Written request: Gather all lines with "this" from the records.

Information shown:
::::::
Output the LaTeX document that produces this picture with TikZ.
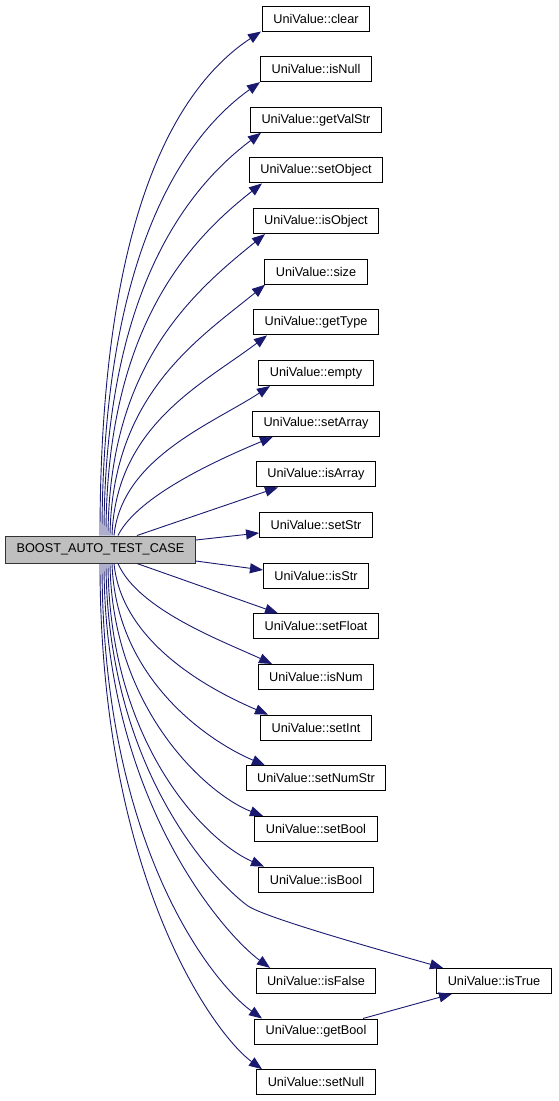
::::::
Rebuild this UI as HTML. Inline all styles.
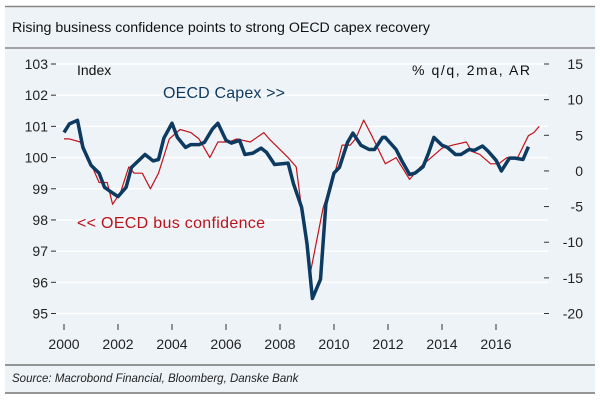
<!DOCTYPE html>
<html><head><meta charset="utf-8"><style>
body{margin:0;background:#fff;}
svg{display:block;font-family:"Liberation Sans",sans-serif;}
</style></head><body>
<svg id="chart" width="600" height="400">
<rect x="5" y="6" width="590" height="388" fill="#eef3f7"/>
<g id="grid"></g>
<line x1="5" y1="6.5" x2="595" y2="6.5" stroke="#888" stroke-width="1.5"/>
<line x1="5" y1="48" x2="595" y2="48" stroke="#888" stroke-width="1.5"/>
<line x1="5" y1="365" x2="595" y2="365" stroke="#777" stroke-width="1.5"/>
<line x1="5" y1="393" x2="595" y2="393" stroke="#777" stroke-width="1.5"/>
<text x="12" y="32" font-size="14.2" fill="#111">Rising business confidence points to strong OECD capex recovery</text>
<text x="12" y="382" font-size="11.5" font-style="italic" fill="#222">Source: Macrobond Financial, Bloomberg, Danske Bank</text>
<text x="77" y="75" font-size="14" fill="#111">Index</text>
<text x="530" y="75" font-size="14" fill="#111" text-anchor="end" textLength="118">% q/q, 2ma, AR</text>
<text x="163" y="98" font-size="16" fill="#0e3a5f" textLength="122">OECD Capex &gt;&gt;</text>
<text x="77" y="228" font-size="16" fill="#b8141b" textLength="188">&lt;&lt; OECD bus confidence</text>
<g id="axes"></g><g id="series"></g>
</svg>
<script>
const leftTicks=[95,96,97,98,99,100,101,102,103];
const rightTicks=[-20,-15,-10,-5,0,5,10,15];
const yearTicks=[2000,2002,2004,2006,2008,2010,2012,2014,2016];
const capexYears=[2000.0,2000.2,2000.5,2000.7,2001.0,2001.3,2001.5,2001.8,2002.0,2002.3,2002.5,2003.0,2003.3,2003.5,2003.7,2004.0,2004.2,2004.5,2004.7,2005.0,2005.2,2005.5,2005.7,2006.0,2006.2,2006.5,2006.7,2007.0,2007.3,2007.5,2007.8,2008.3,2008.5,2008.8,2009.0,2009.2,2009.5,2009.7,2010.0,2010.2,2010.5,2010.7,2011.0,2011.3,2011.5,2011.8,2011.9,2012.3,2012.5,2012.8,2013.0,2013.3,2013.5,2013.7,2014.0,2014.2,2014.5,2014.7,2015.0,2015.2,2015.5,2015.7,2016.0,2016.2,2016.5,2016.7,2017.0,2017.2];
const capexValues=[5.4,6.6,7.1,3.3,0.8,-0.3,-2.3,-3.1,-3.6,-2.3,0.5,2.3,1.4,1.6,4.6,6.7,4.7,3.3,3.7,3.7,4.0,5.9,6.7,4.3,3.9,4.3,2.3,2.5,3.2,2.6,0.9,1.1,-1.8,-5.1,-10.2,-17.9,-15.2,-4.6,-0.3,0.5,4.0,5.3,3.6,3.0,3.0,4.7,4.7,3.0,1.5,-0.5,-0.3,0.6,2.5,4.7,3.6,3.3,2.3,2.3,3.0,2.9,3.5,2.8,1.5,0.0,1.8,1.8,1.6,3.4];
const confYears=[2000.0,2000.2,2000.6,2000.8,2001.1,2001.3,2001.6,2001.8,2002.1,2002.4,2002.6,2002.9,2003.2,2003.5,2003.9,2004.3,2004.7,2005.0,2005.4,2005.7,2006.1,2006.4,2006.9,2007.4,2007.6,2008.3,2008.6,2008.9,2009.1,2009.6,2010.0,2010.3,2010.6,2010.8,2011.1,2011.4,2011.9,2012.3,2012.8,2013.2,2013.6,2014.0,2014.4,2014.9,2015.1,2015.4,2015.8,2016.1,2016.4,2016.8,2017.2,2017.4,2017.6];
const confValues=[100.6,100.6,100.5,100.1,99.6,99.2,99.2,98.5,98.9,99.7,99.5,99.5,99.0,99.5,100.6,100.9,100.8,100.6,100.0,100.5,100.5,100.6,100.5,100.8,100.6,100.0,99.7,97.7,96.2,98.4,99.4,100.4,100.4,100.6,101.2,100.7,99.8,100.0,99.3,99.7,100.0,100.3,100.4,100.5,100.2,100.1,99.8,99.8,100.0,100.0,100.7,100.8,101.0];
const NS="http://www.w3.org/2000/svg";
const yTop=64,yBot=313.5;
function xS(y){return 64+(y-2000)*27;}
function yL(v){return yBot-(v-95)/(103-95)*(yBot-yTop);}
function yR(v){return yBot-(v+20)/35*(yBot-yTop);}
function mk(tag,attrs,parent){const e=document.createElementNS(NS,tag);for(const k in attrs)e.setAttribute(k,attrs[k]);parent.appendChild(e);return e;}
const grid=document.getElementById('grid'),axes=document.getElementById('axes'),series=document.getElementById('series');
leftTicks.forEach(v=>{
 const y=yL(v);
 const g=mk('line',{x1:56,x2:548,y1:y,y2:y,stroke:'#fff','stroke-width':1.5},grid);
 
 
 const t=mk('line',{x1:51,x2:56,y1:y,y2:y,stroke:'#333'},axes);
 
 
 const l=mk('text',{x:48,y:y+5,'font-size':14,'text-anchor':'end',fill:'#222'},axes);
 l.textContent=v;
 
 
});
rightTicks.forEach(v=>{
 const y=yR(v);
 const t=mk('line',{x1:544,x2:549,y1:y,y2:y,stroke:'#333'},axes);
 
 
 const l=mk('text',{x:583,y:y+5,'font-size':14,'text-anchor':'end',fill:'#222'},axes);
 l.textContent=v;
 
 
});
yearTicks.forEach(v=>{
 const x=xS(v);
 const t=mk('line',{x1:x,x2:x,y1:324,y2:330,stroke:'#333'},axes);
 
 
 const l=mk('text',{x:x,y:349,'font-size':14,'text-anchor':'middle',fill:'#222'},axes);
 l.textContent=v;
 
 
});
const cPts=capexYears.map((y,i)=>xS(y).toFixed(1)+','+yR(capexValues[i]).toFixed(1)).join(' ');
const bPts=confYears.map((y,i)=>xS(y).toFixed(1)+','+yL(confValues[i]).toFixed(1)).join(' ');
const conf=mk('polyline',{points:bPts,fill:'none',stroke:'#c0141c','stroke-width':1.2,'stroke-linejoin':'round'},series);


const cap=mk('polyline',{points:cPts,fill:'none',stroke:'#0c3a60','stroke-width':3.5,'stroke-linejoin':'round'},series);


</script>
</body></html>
::::::
Result:
Output the LaTeX document that produces this picture with TikZ.
Rebuild this UI as HTML. Inline all styles.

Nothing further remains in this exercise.